Bost provides a range of advantages: Engineering Plastic products optimized for wear and chemical resistance; Fluoroplastics (PTFE, FEP, PFA-like solutions) offering broad chemical inertness; Over Molding and Insert Molding services that ensure robust bonding and leak-free assemblies; Special Engineering Plastics with tailored mechanical and thermal properties; and integrated rubber seals designed for superior chemical compatibility. Bost combines material science, precise molding and machining to produce components that reduce maintenance and increase system uptime.

Practical example: choosing a material for a chemical pump seat

For a pump seat exposed to 30% hydrochloric acid at 60°C and occasional hydrocarbon splashes: PVDF offers excellent acid resistance and mechanical properties, but if temperatures or abrasive solids are higher, PTFE with a wear-resistant backing or PEEK (if higher temperature and mechanical load) may be preferred. Bost can provide over-molded designs combining a PTFE sealing surface with a tougher PEEK or glass-reinforced polymer backing to balance sealing, wear and dimensional stability.

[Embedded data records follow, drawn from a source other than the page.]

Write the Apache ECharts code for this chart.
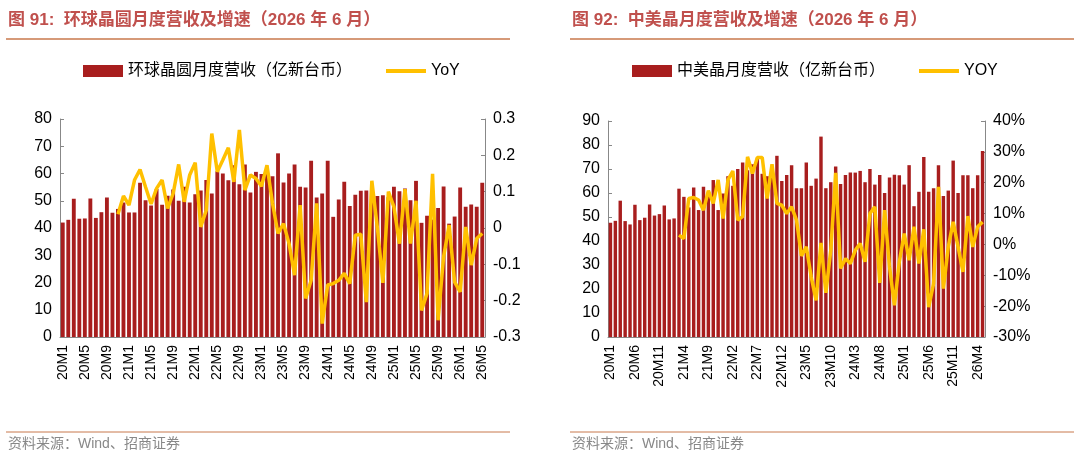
<!DOCTYPE html>
<html>
<head>
<meta charset="utf-8">
<script src="https://cdn.jsdelivr.net/npm/echarts@6/dist/echarts.min.js"></script>
<style>html,body{margin:0;padding:0;background:#fff}#main{width:1080px;height:476px}</style>
</head>
<body>
<div id="main"></div>
<script>
// months 20M1..26M5
var months = [];
for (var y = 20; y <= 26; y++) {
    for (var m = 1; m <= 12; m++) {
        if (y === 26 && m > 5) break;
        months.push(y + 'M' + m);
    }
}
var globalRev = [42,43,50.7,43.4,43.5,50.8,43.7,45.8,51.2,45.6,47,49.4,45.7,45.7,56.6,50.2,48.3,54.3,48.5,51.8,
    54.1,50,55.1,49.4,52.4,53.8,57.6,52.7,60.8,60,57.5,63,56.1,63.3,53,60.6,59.8,60,59,67.4,
    56.7,60,63.3,55.1,54.9,64.7,51.2,52.7,64.7,44.1,50.5,57,48.1,52.2,53.7,53.8,53.8,51.7,52,51.3,
    55.1,53.5,54.5,50.2,57.3,41.9,44.5,43.1,47.3,55.2,41.6,44.2,54.9,47.8,48.6,47.8,56.6];
var globalYoy = [null,null,null,null,null,null,null,null,null,null,
    0.038,0.088,0.063,0.132,0.161,0.113,0.066,0.109,0.132,0.054,0.095,0.175,0.072,0.146,0.18,0.003,0.049,0.26,0.155,0.187,
    0.221,0.127,0.27,0.104,0.146,0.136,0.115,0.173,0.068,-0.015,0.012,-0.043,-0.13,0.063,-0.194,-0.144,0.068,-0.263,-0.157,-0.153,
    -0.144,-0.125,-0.153,-0.02,-0.017,-0.204,0.13,0.001,-0.151,0.1,0.058,-0.043,0.107,-0.043,0.075,-0.227,-0.18,0.149,-0.254,-0.079,
    0.008,-0.149,-0.176,0.003,-0.102,-0.029,-0.015];
var chinaRev = [47.6,48.4,56.8,48.3,46.9,55.1,48.7,49.7,55.2,50.6,51.2,54.8,49,49.4,61.8,58.4,54,62.3,52.9,62.6,
    59.8,65.4,52.9,59.8,67,63,70,72.7,69.5,72,74.4,68,67,67.5,75.5,65,67.5,71.6,62,62,
    72.7,63,66,83.5,62,64.5,71,63.8,67.5,68.5,68.5,69.2,64.5,70,63.5,67.5,60,66.5,67.6,67.4,
    63.5,71.6,54.5,60.5,75,60.5,62,71.6,58.8,61,73.5,60,67.4,67.4,62,67.4,77.5];
var chinaYoy = [null,null,null,null,null,null,null,null,null,null,null,null,null,null,
    3,1.9,14.9,15.2,14.4,11.1,17.4,13.3,20.9,8.4,20.9,23.8,7.9,9,28.4,23,28.2,28.2,14.9,26,13.3,12.7,10,12.2,7.9,-3.7,
    -0.8,-10.5,-18.1,0.5,-15.7,-1.9,23.2,-7.8,-4.6,-6.2,-1.9,0.3,-5.6,10,12.2,-12.5,11.1,-7.3,-19.7,-5.6,3.5,-5.1,5.7,-6.2,4.9,
    -20.3,-12.7,18.7,-14.3,-0.8,7.3,-0.8,-8.9,9.2,-0.8,5.7,7.3];

var font = 'Arial, "Liberation Sans", "Noto Sans CJK SC", sans-serif';
var titleColor = '#C0504D';
var barColor = '#A81E1E';
var lineColor = '#FFC000';

function xAxis(gi, interval) {
    return {
        type: 'category', gridIndex: gi, data: months,
        axisLine: {lineStyle: {color: '#888'}}, axisTick: {show: false},
        axisLabel: {rotate: 90, interval: interval, fontSize: 14, color: '#000', fontFamily: font}
    };
}
function yAxis(gi, min, max, itv, pos, fmt) {
    return {
        type: 'value', gridIndex: gi, min: min, max: max, interval: itv, position: pos,
        splitLine: {show: false},
        axisLine: {show: true, lineStyle: {color: '#888'}},
        axisTick: {show: true, inside: true, length: 4, lineStyle: {color: '#888'}},
        axisLabel: {fontSize: 16, color: '#000', fontFamily: font, formatter: fmt}
    };
}

var chart = echarts.init(document.getElementById('main'));
chart.setOption({
    animation: false,
    textStyle: {fontFamily: font},
    legend: [
        {left: 78, top: 58, itemWidth: 40, itemHeight: 12, itemGap: 34,
         textStyle: {fontSize: 16, color: '#000'},
         data: [{name: '环球晶圆月度营收（亿新台币）', icon: 'rect'},
                {name: 'YoY', icon: 'path://M0,4 L40,4 L40,8 L0,8 Z'}]},
        {left: 627, top: 58, itemWidth: 40, itemHeight: 12, itemGap: 34,
         textStyle: {fontSize: 16, color: '#000'},
         data: [{name: '中美晶月度营收（亿新台币）', icon: 'rect'},
                {name: 'YOY', icon: 'path://M0,4 L40,4 L40,8 L0,8 Z'}]}
    ],
    grid: [
        {left: 60, top: 119, width: 425, height: 218},
        {left: 608, top: 121, width: 377, height: 216}
    ],
    xAxis: [xAxis(0, 3), xAxis(1, 4)],
    yAxis: [
        yAxis(0, 0, 80, 10, 'left'),
        yAxis(0, -0.3, 0.3, 0.1, 'right', function (v) { return v === 0 ? '0' : v.toFixed(1); }),
        yAxis(1, 0, 90, 10, 'left'),
        yAxis(1, -30, 40, 10, 'right', function (v) { return v + '%'; })
    ],
    series: [
        {name: '环球晶圆月度营收（亿新台币）', type: 'bar', xAxisIndex: 0, yAxisIndex: 0, z: 1,
         data: globalRev, barCategoryGap: '30%', itemStyle: {color: barColor}},
        {name: 'YoY', type: 'line', xAxisIndex: 0, yAxisIndex: 1, data: globalYoy, z: 5,
         symbol: 'none', lineStyle: {width: 3.5, color: lineColor}, itemStyle: {color: lineColor}},
        {name: '中美晶月度营收（亿新台币）', type: 'bar', xAxisIndex: 1, yAxisIndex: 2, z: 1,
         data: chinaRev, barCategoryGap: '30%', itemStyle: {color: barColor}},
        {name: 'YOY', type: 'line', xAxisIndex: 1, yAxisIndex: 3, data: chinaYoy, z: 5,
         symbol: 'none', lineStyle: {width: 3.5, color: lineColor}, itemStyle: {color: lineColor}}
    ],
    graphic: [
        {type: 'text', left: 8, top: 12, style: {text: '图 91:  环球晶圆月度营收及增速（2026 年 6 月）', fontSize: 17, fontWeight: 'bold', fill: titleColor, fontFamily: font}},
        {type: 'text', left: 572, top: 12, style: {text: '图 92:  中美晶月度营收及增速（2026 年 6 月）', fontSize: 17, fontWeight: 'bold', fill: titleColor, fontFamily: font}},
        {type: 'line', shape: {x1: 6, y1: 39, x2: 510, y2: 39}, style: {stroke: '#C8784D', lineWidth: 1.5}},
        {type: 'line', shape: {x1: 570, y1: 39, x2: 1074, y2: 39}, style: {stroke: '#C8784D', lineWidth: 1.5}},
        {type: 'line', shape: {x1: 6, y1: 432, x2: 510, y2: 432}, style: {stroke: '#C8784D', lineWidth: 1}},
        {type: 'line', shape: {x1: 570, y1: 432, x2: 1074, y2: 432}, style: {stroke: '#C8784D', lineWidth: 1}},
        {type: 'text', left: 8, top: 437, style: {text: '资料来源：Wind、招商证券', fontSize: 14, fill: '#888', fontFamily: font}},
        {type: 'text', left: 572, top: 437, style: {text: '资料来源：Wind、招商证券', fontSize: 14, fill: '#888', fontFamily: font}}
    ]
});
</script>
</body>
</html>
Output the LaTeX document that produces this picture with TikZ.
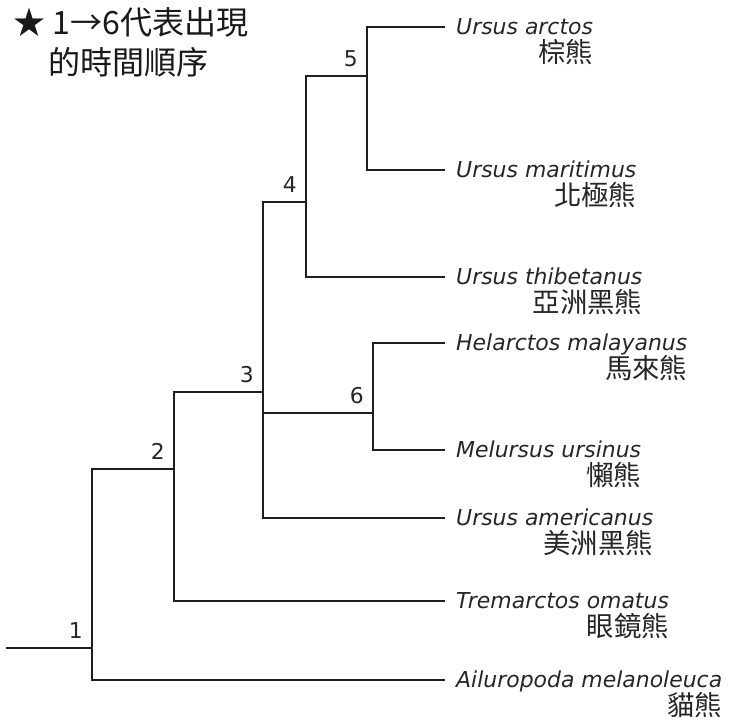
\documentclass[tikz,border=0pt]{standalone}
\usepackage{fontspec}
\newfontfamily\cjk{Noto Sans CJK TC}
\newfontfamily\latsans{DejaVu Sans}
\usetikzlibrary{positioning}
\begin{document}
\begin{tikzpicture}[x=0.025cm, y=-0.025cm, line join=miter, line cap=rect,
    branch/.style={line width=1.4pt, color=black!88},
    taxon/.style={inner sep=0pt, anchor=base west, text=black!85, font=\latsans\itshape\fontsize{15.6}{18}\selectfont},
    zhname/.style={inner sep=0pt, anchor=base east, text=black!85, font=\cjk\fontsize{19.5}{23}\selectfont},
    num/.style={inner sep=0pt, text=black!85, font=\latsans\fontsize{15.5}{18}\selectfont},
    title/.style={inner sep=0pt, anchor=base west, text=black!90, font=\cjk\fontsize{22.8}{27}\selectfont}]
  \def\tipx{444}
  \useasboundingbox (0,0) rectangle (739,720);
  % title
  \node[title] (title) at (13,35) {★ 1→6代表出現};
  \node[title] (title2) at (48,75) {的時間順序};
  % branching points
  \coordinate (root) at (7,648);
  \coordinate (n1) at (92,648);
  \coordinate (n2) at (174,469);
  \coordinate (n3) at (263,392);
  \coordinate (n4) at (306,202);
  \coordinate (n5) at (367,76);
  \coordinate (n6) at (373,413);
  % tips and species names
  \foreach \n/\y/\genus/\common in {arctos/27/Ursus arctos/棕熊,
      maritimus/170/Ursus maritimus/北極熊,
      thibetanus/277/Ursus thibetanus/亞洲黑熊,
      malayanus/343/Helarctos malayanus/馬來熊,
      ursinus/450/Melursus ursinus/懶熊,
      americanus/518/Ursus americanus/美洲黑熊,
      ornatus/601/Tremarctos omatus/眼鏡熊,
      melanoleuca/680/Ailuropoda melanoleuca/貓熊}{
    \coordinate (t-\n) at (\tipx,\y);
    \node[taxon] (\n) at ([xshift=8.5pt,yshift=-5.5pt]t-\n) {\genus};
    \node[zhname] (\n-zh) at ([yshift=-19.5pt]\n.base east) {\common};
  }
  % tree
  \draw[branch] (root) -- (n1);
  \draw[branch] (n1) |- (n2);
  \draw[branch] (n1) |- (t-melanoleuca);
  \draw[branch] (n2) |- (n3);
  \draw[branch] (n2) |- (t-ornatus);
  \draw[branch] (n3) |- (n4);
  \draw[branch] (n3) |- (n6);
  \draw[branch] (n3) |- (t-americanus);
  \draw[branch] (n4) |- (n5);
  \draw[branch] (n4) |- (t-thibetanus);
  \draw[branch] (n5) |- (t-arctos);
  \draw[branch] (n5) |- (t-maritimus);
  \draw[branch] (n6) |- (t-malayanus);
  \draw[branch] (n6) |- (t-ursinus);
  % order of appearance
  \foreach \k in {1,...,6}
    \node[num, above left=6.4pt and 6.4pt of n\k] (l\k) {\k};
\end{tikzpicture}
\end{document}
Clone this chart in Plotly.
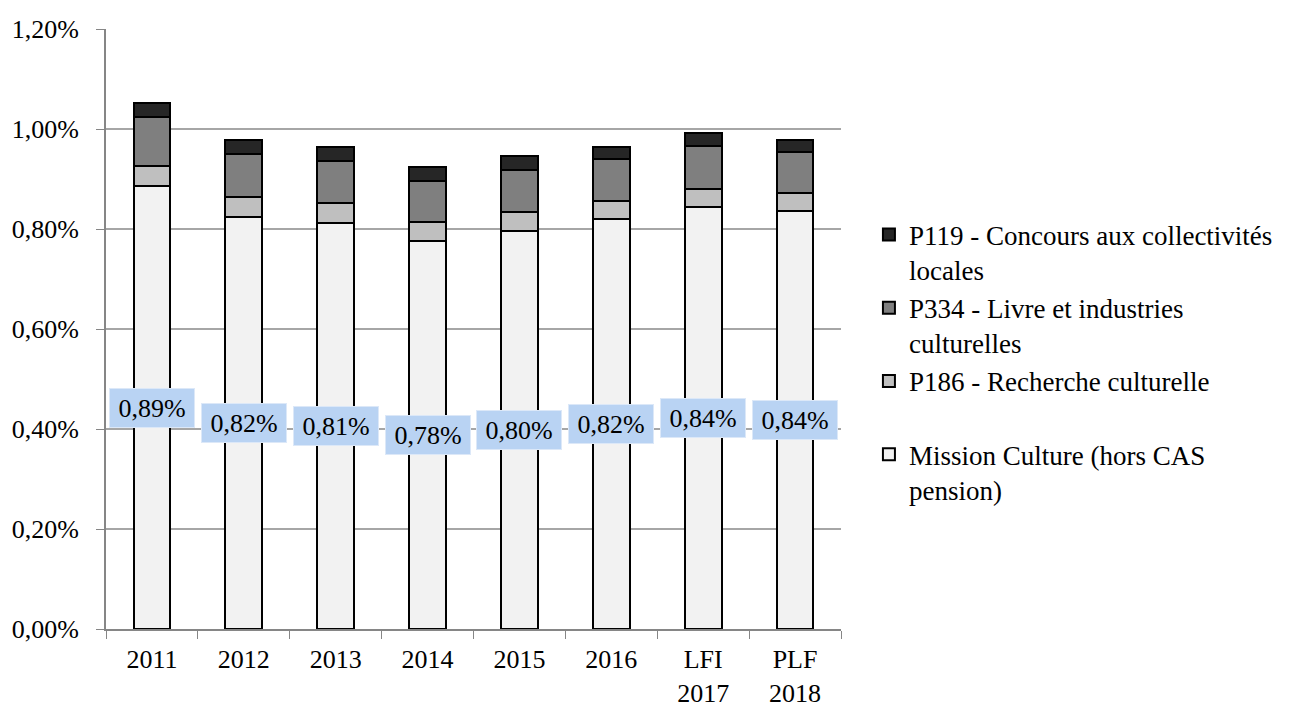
import plotly.graph_objects as go

# Part of cultural spending (% of state budget)
categories = ["2011", "2012", "2013", "2014", "2015", "2016", "LFI<br>2017", "PLF<br>2018"]
mission_culture = [0.886, 0.824, 0.813, 0.777, 0.796, 0.820, 0.844, 0.837]
p186 = [0.041, 0.040, 0.039, 0.038, 0.038, 0.037, 0.037, 0.035]
p334 = [0.098, 0.087, 0.085, 0.082, 0.084, 0.084, 0.086, 0.082]
p119 = [0.028, 0.028, 0.028, 0.028, 0.028, 0.024, 0.026, 0.025]

series = [
    ("Mission Culture (hors CAS<br>pension)", mission_culture, "#F2F2F2"),
    ("P186 - Recherche culturelle<br> ", p186, "#BFBFBF"),
    ("P334 - Livre et industries<br>culturelles", p334, "#7F7F7F"),
    ("P119 - Concours aux collectivités<br>locales", p119, "#262626"),
]

FONT = "Liberation Serif"

fig = go.Figure()
for i, (name, vals, col) in enumerate(series):
    fig.add_trace(go.Bar(
        x=categories, y=vals, name=name, legendgroup=str(i),
        marker=dict(color=col, line=dict(color="black", width=2)),
        hoverinfo="y",
    ))

# data labels on the Mission Culture segment (x given as category index,
# since "2011" etc. would otherwise be read as numeric positions)
annotations = []
for idx, v in enumerate(mission_culture):
    annotations.append(dict(
        x=idx, y=v / 2, xref="x", yref="y", showarrow=False,
        text=("%.2f" % v).replace(".", ",") + "%",
        font=dict(family=FONT, size=26, color="black"),
        bgcolor="#B9D3F3", bordercolor="#DCE8F8", borderwidth=1,
        width=80, height=34, borderpad=2,
    ))

# page body adds an 8px offset, so the figure is a bit smaller than the window
fig.update_layout(
    barmode="stack",
    bargap=0.6,
    width=1288, height=699,
    margin=dict(l=98, r=455, t=21, b=78, autoexpand=False),
    paper_bgcolor="white", plot_bgcolor="white",
    font=dict(family=FONT, size=26, color="black"),
    separators=", ",
    annotations=annotations,
    legend=dict(
        x=1.038, xanchor="left", y=0.445, yanchor="middle",
        traceorder="reversed", valign="top",
        tracegroupgap=19,
        font=dict(family=FONT, size=27),
        itemwidth=30,
    ),
)
fig.update_yaxes(
    range=[0, 1.2], dtick=0.2, tickformat=".2f", ticksuffix="%",
    showgrid=True, gridcolor="#A6A6A6", gridwidth=1.5,
    showline=True, linecolor="#868686", linewidth=2,
    ticks="outside", ticklen=8, tickcolor="#868686",
    ticklabelstandoff=12, zeroline=False, automargin=False,
)
fig.update_xaxes(
    type="category", range=[-0.5, len(categories) - 0.5],
    showline=True, linecolor="#868686", linewidth=2,
    ticks="outside", ticklen=8, tickcolor="#868686", tickson="boundaries",
    ticklabelstandoff=6, automargin=False,
)

fig.write_html("out.html")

Conclusion: match environment, mechanics and manufacturing

Selecting the right Engineering Plastic requires balancing chemical compatibility with temperature, mechanical load and manufacturing constraints. Use compatibility charts as a starting point, but validate with application-specific testing. For complex or critical applications, work with experienced suppliers like Bost who can customize materials, molding and seal solutions to meet both chemical and mechanical requirements.

FAQ: Which Engineering Plastic resists strong acids best?

PTFE and PVDF are top choices for mineral acids. PTFE gives the broadest chemical inertness; PVDF offers a more economical option with good mechanical strength. Confirm at the target concentration and temperature.

FAQ: Can I use POM (acetal) in contact with fuels and oils?

POM typically performs well with aliphatic hydrocarbons, fuels and oils at ambient temperatures. However, POM is vulnerable to strong acids, chlorinated solvents and ketones. Test for long-term exposure and pressure conditions.

FAQ: Is Nylon suitable for outdoor chemical applications?

Nylon can be used outdoors, but its hygroscopic nature changes dimensions and mechanical strength. UV exposure and certain chemicals (strong acids/alkalis) can further degrade performance. Consider protective coatings or alternative polymers if dimensional stability is critical.

FAQ: How should I test a chosen Engineering Plastic for my process?

Perform accelerated immersion tests at the expected temperature and concentration, stress-cracking tests under expected mechanical loads, and permeation tests for seals. Evaluate thermal aging and any cyclic exposure scenarios. Work with material suppliers to get standard test data and request custom testing as needed.

FAQ: When should I consider fluoroplastics like PTFE?

Choose PTFE when unmatched chemical inertness, very low friction, and wide temperature tolerance are required. PTFE is ideal for aggressive chemistries, but it can be more expensive and has lower mechanical stiffness than some engineering thermoplastics; often used with backing materials or as a lining/coating.

FAQ: Can additives or fillers change chemical resistance?

Yes. Fillers, plasticizers and flame retardants can alter permeation and chemical interactions. Reinforcements like carbon or glass fiber generally improve mechanical and thermal properties but may change chemical exposure behavior at the surface or create galvanic concerns in metal-plastic interfaces. Always test the exact formulation used in production.